Odilon de Oliveira*
O Brasil sempre desempenhou um papel ridículo no combate ao tráfico de drogas. Os países sérios nesta questão, dentre eles não se incluindo o Brasil, atacam o problema das drogas sob quatro frentes: prevenção, repressão, recuperação e reinserção.
A prevenção, se levada a sério, é o caminho mais eficaz, mais curto e menos gravoso, dependendo ela de ações sociais e do envolvimento de toda a sociedade. A repressão existe simplesmente porque a prevenção é falha, mal feita. Nessa segunda frente, há o envolvimento do Poder Judiciário, do Ministério Público, das polícias e do sistema penitenciário, que é caótico. É uma estrutura monstruosa e caríssima envolvida na repressão. Quando chega a necessidade de repressão, o tráfico já causou estragos na saúde, na segurança pública, na economia e na imagem da Administração. Esta fase é agravada também pela corrupção, que atinge todos os setores nela envolvidos, principalmente o meio policial e o ambiente carcerário.
Fracassada a repressão, surge uma legião de dependentes e usuários e, com ela, a necessidade de tratamento dos viciados. É a chamada fase da re-cuperação, caríssima também e mal praticada.
O Brasil não possui uma política responsável nesta área. Os leitos destinados a tal são pouquíssimos e o trata-mento é feito pelo Sistema Único de Saúde (SUS), com limitação de prazo de internação. Na maior parte dos casos de dependência, o tratamento envolve equipe multidisciplinar: psiquiatra, psicólogo e atividades adequadas à recuperação.
Tratamento e internação particulares ninguém suporta pagar. Basta ver quanto custam uma diária de hospital, consultas e terapias com especialistas. O resultado é o fundo do poço. Em decorrência, surgem o sofrimento da família e do próprio dependente e todas as conseqüências decorrentes. O maior desejo do dependente (e não do mero usuário) é se ver livre do vício.
Somente em torno de trinta por cento dos que procuram tratamento se recuperam. Sobram os setenta por cento que não se curam e mais aqueles que não buscam tratamento.
Aí, surge uma nova necessidade: reinserir na sociedade, na família e no trabalho os que deixaram o vício. Os demais já ficaram pelo meio do caminho. É a chamada fase da reinserção. Aqui, é maior ainda a falta de seriedade do Brasil. A Lei n.º 11.343/2006 contêm normas razoáveis sobre a reinserção (como também sobre a prevenção), mas, na prática, a realidade é outra, bem distante do que está escrito.
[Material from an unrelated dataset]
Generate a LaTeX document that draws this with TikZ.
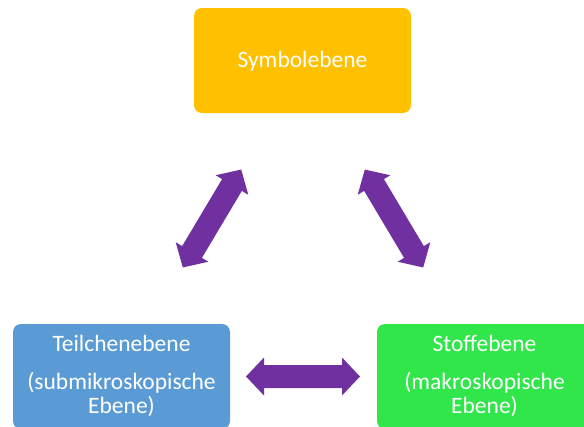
\documentclass[tikz,border=0pt]{standalone}
\usepackage{fontspec}
\setmainfont{Carlito}
\usetikzlibrary{calc}

\definecolor{symfill}{HTML}{FFC000}
\definecolor{teilfill}{HTML}{5B9BD5}
\definecolor{stofffill}{HTML}{31E64B}
\definecolor{arrowfill}{HTML}{7030A0}

\tikzset{
  levelbox/.style={rectangle, rounded corners=8pt, minimum width=217pt,
    minimum height=105pt, inner sep=0pt, draw=none},
  lbl/.style={text=white, inner sep=0pt, anchor=base,
    font=\fontsize{23.5}{24}\selectfont},
  dblarrow/.pic={
    \fill[arrowfill] (-57,0) -- (-39,19) -- (-39,11.5) -- (39,11.5) -- (39,19)
      -- (57,0) -- (39,-19) -- (39,-11.5) -- (-39,-11.5) -- (-39,-19) -- cycle;
  }
}

\begin{document}
\begin{tikzpicture}[x=1pt, y=-1pt]
  \useasboundingbox (0,0) rectangle (584,426);
  \clip (0,0) rectangle (584,426);

  % the three levels
  \node[levelbox, fill=symfill]   (sym)   at (302.5,60.5)  {};
  \node[levelbox, fill=teilfill]  (teil)  at (121.5,376.5) {};
  \node[levelbox, fill=stofffill] (stoff) at (485.5,376.5) {};

  % labels
  \node[lbl] (sym-l)    at ([yshift=-6.8pt]sym.center) {Symbolebene};
  \node[lbl] (teil-l1)  at ([yshift=-27.7pt]teil.north) {Teilchenebene};
  \node[lbl] (teil-l2)  at ([yshift=-65.3pt]teil.north) {(submikroskopische};
  \node[lbl] (teil-l3)  at ([yshift=-89.3pt]teil.north) {Ebene)};
  \node[lbl] (stoff-l1) at ([yshift=-27.7pt,xshift=-1pt]stoff.north) {Stoffebene};
  \node[lbl] (stoff-l2) at ([yshift=-65.3pt,xshift=-1pt]stoff.north) {(makroskopische};
  \node[lbl] (stoff-l3) at ([yshift=-89.3pt,xshift=-1pt]stoff.north) {Ebene)};

  % block double arrows between the levels
  \pic[rotate=59.2]  at ($(sym.south)!0.5!(teil.north)$)  {dblarrow};
  \pic[rotate=120.8] at ($(sym.south)!0.5!(stoff.north)$) {dblarrow};
  \pic at ($(teil.east)!0.5!(stoff.west)+(-0.5,0)$) {dblarrow};
\end{tikzpicture}
\end{document}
O Brasil não procura encarar de frente o problema, que atinge as parcelas mais vulneráveis da população, caracterizadas pela carência material e só-ciocultural. Penso que o principal componente da reinserção é o trabalho. Sem ele, não há auto-estima.
Nesta fase, é indispensável a participação de todos os segmentos da sociedade, principalmente da classe empresarial, geradora de empregos. O ideal seria que, por lei, e mediante compensação fiscal, as empresas fossem obrigadas a reservar vagas para pessoas comprovadamente recuperadas e necessitadas, em quantidade proporcional ao número de empregados.
Por fim, lamento que o ex-presidente FHC, falando na Comissão Latino-Americana, e os Ministros designados por Lula para estudarem medidas com vista à descriminalização do consumo de maconha desconheçam que a legislação brasileira já proíbe, em relação a qualquer tipo de droga, a prisão de usuários e dependentes desde agosto de 2006. A questão das drogas não deve ser tratada por intelectuais, mas por quem efetivamente conheça o fenômeno.
* Juiz Federal titular da única vara especializada no processamento dos crimes financeiros e de lavagem de dinheiro de Mato Grosso do Sul. Já condenou centenas de traficantes internacionais e sonha ver a juventude livre das drogas.